In definitiva, assumono in questa sede rilievo l’art. 1, comma 3-bis, del d.lgs. n. 22 del 2010 – che definisce di interesse nazionale i fluidi geotermici, a media e alta entalpia, che alimentano gli impianti pilota, e rimette questi impianti alla competenza dello Stato – nonché il successivo art. 3, comma 2-bis, il quale conferma la competenza statale per quanto riguarda il rilascio dei permessi di ricerca.

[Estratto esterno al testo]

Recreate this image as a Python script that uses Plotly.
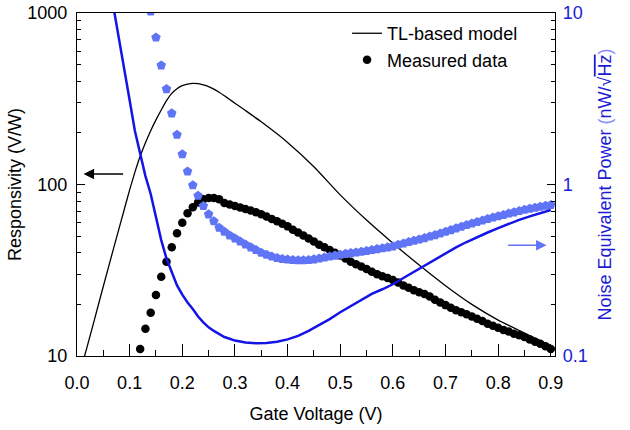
import numpy as np
import plotly.graph_objects as go

# TL-based model responsivity (V/W)
model_v = [0.01, 0.03, 0.05, 0.07, 0.09, 0.10, 0.11, 0.12, 0.13, 0.14, 0.15, 0.16, 0.17,
           0.18, 0.19, 0.20, 0.21, 0.22, 0.23, 0.24, 0.25, 0.26, 0.27, 0.28, 0.29, 0.30,
           0.32, 0.35, 0.40, 0.45, 0.50, 0.55, 0.60, 0.65, 0.70, 0.75, 0.80, 0.85, 0.90]
model_r = [8.9, 15, 25.5, 43, 72, 93, 118, 146, 175, 206, 238, 272, 308,
           340, 362, 377, 385, 389, 387, 381, 372, 360, 345, 329, 313, 298,
           270, 232, 176, 127, 87, 62, 45.5, 33.9, 25.7, 20, 16.2, 13.6, 11.5]

# measured responsivity (V/W)
meas_v = [0.12, 0.13, 0.14, 0.15, 0.16, 0.17, 0.18, 0.19, 0.20, 0.21, 0.22, 0.23, 0.24,
          0.25, 0.26, 0.27, 0.28, 0.29, 0.30, 0.31, 0.32, 0.33, 0.34, 0.35, 0.36, 0.37,
          0.38, 0.39, 0.40, 0.41, 0.42, 0.43, 0.44, 0.45, 0.46, 0.47, 0.48, 0.49, 0.50,
          0.51, 0.52, 0.53, 0.54, 0.55, 0.56, 0.57, 0.58, 0.59, 0.60, 0.61, 0.62, 0.63,
          0.64, 0.65, 0.66, 0.67, 0.68, 0.69, 0.70, 0.71, 0.72, 0.73, 0.74, 0.75, 0.76,
          0.77, 0.78, 0.79, 0.80, 0.81, 0.82, 0.83, 0.84, 0.85, 0.86, 0.87, 0.88, 0.89, 0.90]
meas_r = [11.0, 14.4, 17.9, 22.7, 29.0, 35.5, 43.0, 51.9, 59.8, 67.9, 73.6, 78.5, 82,
          83.4, 83.5, 82, 78, 76.5, 75, 73.5, 72, 70.5, 69, 67, 65, 63,
          61, 59, 57, 54.5, 52.5, 50.5, 48.5, 46.5, 44.5, 43, 41.5, 40, 38.5,
          37, 35.5, 34.3, 33.3, 32.2, 31, 30, 29.2, 28.5, 27.7, 26.8, 25.8, 25,
          24.2, 23.5, 23, 22.2, 21.3, 20.5, 19.8, 19.1, 18.5, 18, 17.5, 17, 16.5,
          16, 15.4, 15, 14.6, 14.2, 13.9, 13.5, 13.2, 12.9, 12.5, 12.1, 11.8, 11.4, 11.0]

# measured NEP (nW/sqrt(Hz))
nep_v = [0.14, 0.15, 0.16, 0.17, 0.18, 0.19, 0.20, 0.21, 0.22, 0.23, 0.24, 0.25, 0.26,
         0.27, 0.28, 0.29, 0.30, 0.31, 0.32, 0.33, 0.34, 0.35, 0.36, 0.37, 0.38, 0.39,
         0.40, 0.41, 0.42, 0.43, 0.44, 0.45, 0.46, 0.47, 0.48, 0.49, 0.50, 0.51, 0.52,
         0.53, 0.54, 0.55, 0.56, 0.57, 0.58, 0.59, 0.60, 0.61, 0.62, 0.63, 0.64, 0.65,
         0.66, 0.67, 0.68, 0.69, 0.70, 0.71, 0.72, 0.73, 0.74, 0.75, 0.76, 0.77, 0.78,
         0.79, 0.80, 0.81, 0.82, 0.83, 0.84, 0.85, 0.86, 0.87, 0.88, 0.89, 0.90]
nep_meas = [10.2, 7.2, 4.95, 3.6, 2.6, 1.95, 1.5, 1.19, 0.99, 0.86, 0.75, 0.67, 0.61,
            0.56, 0.53, 0.505, 0.485, 0.465, 0.447, 0.43, 0.415, 0.40, 0.39, 0.38, 0.373, 0.368,
            0.365, 0.363, 0.362, 0.362, 0.363, 0.366, 0.37, 0.375, 0.38, 0.385, 0.39, 0.394, 0.398,
            0.402, 0.406, 0.41, 0.415, 0.42, 0.425, 0.43, 0.436, 0.445, 0.453, 0.462, 0.47, 0.478,
            0.487, 0.497, 0.507, 0.518, 0.53, 0.542, 0.555, 0.567, 0.58, 0.592, 0.604, 0.617, 0.63,
            0.642, 0.654, 0.665, 0.677, 0.688, 0.70, 0.712, 0.723, 0.733, 0.743, 0.752, 0.76]

# modelled NEP (nW/sqrt(Hz))
nepm_v = [0.07, 0.08, 0.09, 0.10, 0.11, 0.12, 0.13, 0.14, 0.15, 0.16, 0.17, 0.18, 0.19,
          0.20, 0.21, 0.22, 0.23, 0.24, 0.25, 0.26, 0.27, 0.28, 0.29, 0.30, 0.32, 0.34,
          0.36, 0.38, 0.40, 0.42, 0.44, 0.46, 0.48, 0.50, 0.52, 0.54, 0.56, 0.58, 0.60,
          0.62, 0.64, 0.66, 0.68, 0.70, 0.72, 0.74, 0.76, 0.78, 0.80, 0.82, 0.84, 0.86, 0.88, 0.90]
nep_model = [10.5, 7.1, 4.7, 3.1, 2.05, 1.5, 1.12, 0.88, 0.65, 0.474, 0.37, 0.31, 0.258,
             0.228, 0.205, 0.188, 0.17, 0.157, 0.147, 0.14, 0.134, 0.129, 0.126, 0.123, 0.12, 0.1186,
             0.119, 0.121, 0.125, 0.131, 0.14, 0.151, 0.164, 0.18, 0.196, 0.213, 0.23, 0.245, 0.262,
             0.285, 0.31, 0.336, 0.366, 0.396, 0.43, 0.462, 0.494, 0.525, 0.557, 0.59, 0.622, 0.652, 0.68, 0.71]

x_ticks = [0.0, 0.1, 0.2, 0.3, 0.4, 0.5, 0.6, 0.7, 0.8, 0.9]
x_labels = ["0.0", "0.1", "0.2", "0.3", "0.4", "0.5", "0.6", "0.7", "0.8", "0.9"]
r_ticks = [10, 100, 1000]
r_labels = ["10", "100", "1000"]
n_ticks = [0.1, 1, 10]
n_labels = ["0.1", "1", "10"]

FONT = "Arial, Liberation Sans, sans-serif"
BLUE = "#1414e6"
LIGHT = "#6074f6"
TXT_BLUE = "#1c1cd4"

fig = go.Figure()
fig.add_trace(go.Scatter(x=model_v, y=model_r, mode="lines", name="TL-based model",
                         line=dict(color="black", width=1.3, shape="spline", smoothing=0.6)))
fig.add_trace(go.Scatter(x=nep_v, y=nep_meas, mode="markers", yaxis="y2", showlegend=False,
                         marker=dict(symbol="pentagon", size=10, color=LIGHT)))
fig.add_trace(go.Scatter(x=meas_v, y=meas_r, mode="markers", name="Measured data",
                         marker=dict(symbol="circle", size=8.5, color="black")))
fig.add_trace(go.Scatter(x=nepm_v, y=nep_model, mode="lines", yaxis="y2", showlegend=False,
                         line=dict(color=BLUE, width=2.5)))

axis_common = dict(showline=True, linecolor="black", linewidth=1.3, showgrid=False,
                   zeroline=False, ticks="inside", tickcolor="black", tickwidth=1.2,
                   automargin=False, ticklabeloverflow="allow",
                   tickfont=dict(size=18, family=FONT, color="black"))

fig.update_layout(
    width=630, height=430,
    margin=dict(l=77, r=75, t=13, b=74),
    paper_bgcolor="white", plot_bgcolor="white",
    font=dict(family=FONT, size=18, color="black"),
    xaxis=dict(axis_common, range=[0, 0.908], tickvals=x_ticks, ticktext=x_labels,
               ticklen=12, mirror=True, ticklabelstandoff=10,
               minor=dict(ticks="inside", ticklen=6, dtick=0.05, tickcolor="black"),
               title=dict(text="Gate Voltage (V)", font=dict(size=18), standoff=15)),
    yaxis=dict(axis_common, type="log", range=[1, 3], tickvals=r_ticks, ticktext=r_labels,
               ticklen=8, ticklabelstandoff=5,
               minor=dict(ticks="inside", ticklen=4, dtick="D1", tickcolor="black"),
               title=dict(text="Responsivity (V/W)", font=dict(size=18), standoff=0)),
    yaxis2=dict(axis_common, type="log", range=[-1, 1], overlaying="y", side="right",
                tickvals=n_ticks, ticktext=n_labels, ticklen=8, ticklabelstandoff=3,
                tickfont=dict(size=18, family=FONT, color=TXT_BLUE),
                minor=dict(ticks="inside", ticklen=4, dtick="D1", tickcolor="black"),
                title=dict(text="Noise Equivalent Power <span style='color:#8a8aff'>(</span>nW/√"
                                "<span style='text-decoration:overline'>Hz</span>"
                                "<span style='color:#8a8aff'>)</span>",
                           font=dict(size=18, color=TXT_BLUE), standoff=11)),
    legend=dict(x=0.565, y=0.994, xanchor="left", yanchor="top", bgcolor="rgba(0,0,0,0)",
                font=dict(size=18, family=FONT)),
    annotations=[
        dict(x=0.0125, y=np.log10(115), xref="x", yref="y", ax=41, ay=0, text="",
             showarrow=True, arrowhead=2, arrowsize=1.4, arrowwidth=1.5, arrowcolor="black"),
        dict(x=0.892, y=np.log10(0.443), xref="x", yref="y2", ax=-40, ay=0, text="",
             showarrow=True, arrowhead=2, arrowsize=1.4, arrowwidth=1.5, arrowcolor=LIGHT),
    ],
)

# drop the browser's default 8px body margin so the figure sits at the page corner
fig.write_html("out.html", config={"displayModeBar": False},
               post_script="document.body.style.margin='0';")
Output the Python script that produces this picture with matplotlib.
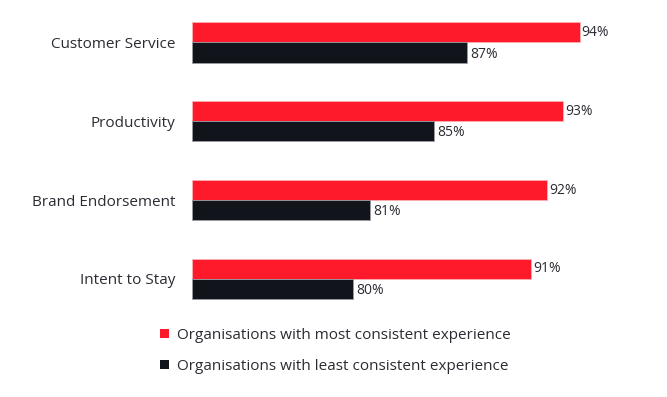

È alla luce di tali norme che va letta la disposizione regionale impugnata la quale, proprio perché omette qualsivoglia indicazione sulla sorte di simili impianti, va intesa nel senso che essi sono sottratti alla disciplina regionale delle aree «non idonee».
Per Questi Motivi
LA CORTE COSTITUZIONALE
1) dichiara non fondate le questioni di legittimità costituzionale dell’art. 2 della legge della Regione Toscana 27 luglio 2020, n. 73 (Disposizioni in materia di occupazioni del demanio idrico da parte dei gestori del servizio idrico integrato e in materia di geotermia), promosse, in riferimento agli artt. 3, 9, 11, 97 e 117, primo e secondo comma, lettera s), della Costituzione, nonché del principio di leale collaborazione, dal Presidente del Consiglio dei ministri con il ricorso indicato in epigrafe;
2) dichiara non fondata la questione di legittimità costituzionale dell’art. 2 della legge reg. Toscana n. 73 del 2020, promossa, in riferimento all’art. 117, terzo comma, Cost., dal Presidente del Consiglio dei ministri con il ricorso indicato in epigrafe.
Così deciso in Roma, nella sede della Corte costituzionale, Palazzo della Consulta, il 25 novembre 2021.
F.to:
Giancarlo CORAGGIO, Presidente
Maria Rosaria SAN GIORGIO, Redattore
Roberto MILANA, Direttore della Cancelleria
Depositata in Cancelleria il 20 gennaio 2022.